I shared this on Walnut Lawn’s memorial page, but I thought I should share it here, too. You become very close to some folks during your life, and there are some things you just want to be sure are known widely about them. Also, I screwed up a quote on the memorial page and couldn’t edit it…
Mike and I had many talks over the years, and he was a very, very funny conversationalist–about the only person I LOVED talking to on the phone. But when the hard rap on swilling beer, watching sports, and playing rock and roll quieted, we often turned to the necessity of growing up. Mike’s sister Becky shared with me the other day that he was a deep thinker, and he WAS–especially when it came to the meaning of being a man. We returned to that topic as if it had gravitational pull; in fact, we talked about it in our fifties (as perhaps befits two guys who would not give up Converse All-Stars). We both had fathers with high expectations; we both regularly questioned whether we measured up.
It’s funny: you see men walking around every day–adult males who look like men. But many of them (maybe not enough of them) keep working on it for years without being satisfied, still feeling like a kid, never considering themselves bona fide men. It’s our own INTERIOR version of the one where parents always see their offspring, to some extent at least, as children, no matter how crotchety they get.
However, the fact is, Mike became an excellent MAN a long time ago, though he was so self-effacing he could be hard to convince.
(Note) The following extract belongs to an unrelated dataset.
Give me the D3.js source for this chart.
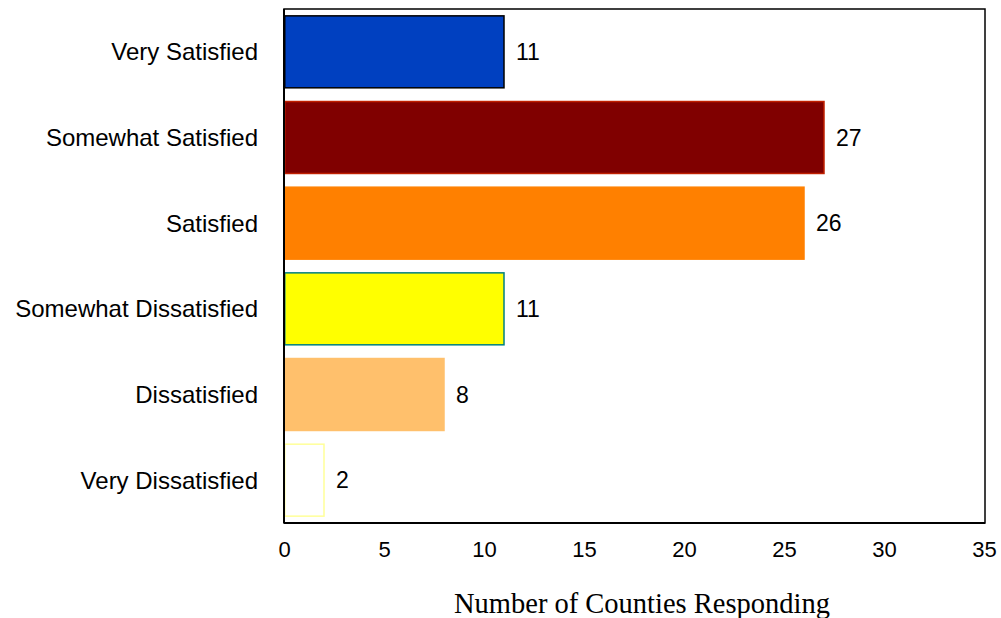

He firmly, quietly, and methodically paid off his house. He was loyal and hard-working at his job. He was a very faithful friend and one helluva groomsman (he gave my wife’s grandma a 45-mile ride home before the reception was over when she had vehicular problems). And? He was the best by-God dad I’ve ever witnessed demonstrate the art of parenting. From the time London was old enough to absorb a lesson to the last time we saw them together, my wife Nicole and I always marveled at the firmness, consistency, persistence, and–most of all–demonstrative love with which Mike spoke to and treated his son. I choose the word “demonstrative” very deliberately, because it’s been said we guys occasionally have a little trouble with that. Not Mike. He could say “I love you” like pattin’ for a dance, and he meant it–and he always let London know it. When we’d praise him for such excellence, he’d always remind us of a particular weak spot he needed to work on.
One of my favorite memories of the two of them is when they came up to Columbia for London’s baseball tournament. We got to see the kid pitch and remain totally poised during a rain delay, then react to some struggles on the mound with perspicacity. I hadn’t really had many conversations with him at that point, but while waiting in a grocery store parking lot for Mike to return with some grub afterward, we started chatting, and I was immediately impressed with his dry wit and eloquence (about math, yet)–and his ability to needle his dad as skillfully as Mike had always needled us. He seemed very much like his father’s son, if not quite as animated.
After London started school at Mizzou, he came over once to eat lunch and change the oil in his whip as Mike had taught him; he kept his tools with us. While he toiled and I prayed he wouldn’t ask me for help, we had an even more enjoyable conversation about hip hop, which wasn’t always Mike’s bag, and the kid really knew his stuff (Earthgang fans, holla!). But, more important, the kid’s depth of thought and easy politeness felt very, very familiar. And–he did extremely well on a philosophy paper I had the pleasure of reading; those are not easy for seniors, not to mention freshmen. Deep thinker.
Yep, Mike was a bona fide man, and London’s well on his way. I’ve taught kids for 37 years and they’re no day at the beach in the classroom, much less at home. If raising London were the only thing Mike had ever done extremely well–it’s not–he passed the dang test. I wish he were going to be here to witness his son’s future exploits, but, folks, he did the heavy lifting.
That reminds me: to paraphrase a rock and roll sage who knew his time was short, Mike’s just dead–he’s not gone. He’ll live on in the way London moves through the world, where he will be sure to be pushing himself to meet his father’s example. Thing is, he’ll be meeting it in the pushing, not necessarily the outcome.So long, Mike. You done good.
The memorial was perfect. Our hearts continue to be with Mike’s friends and family.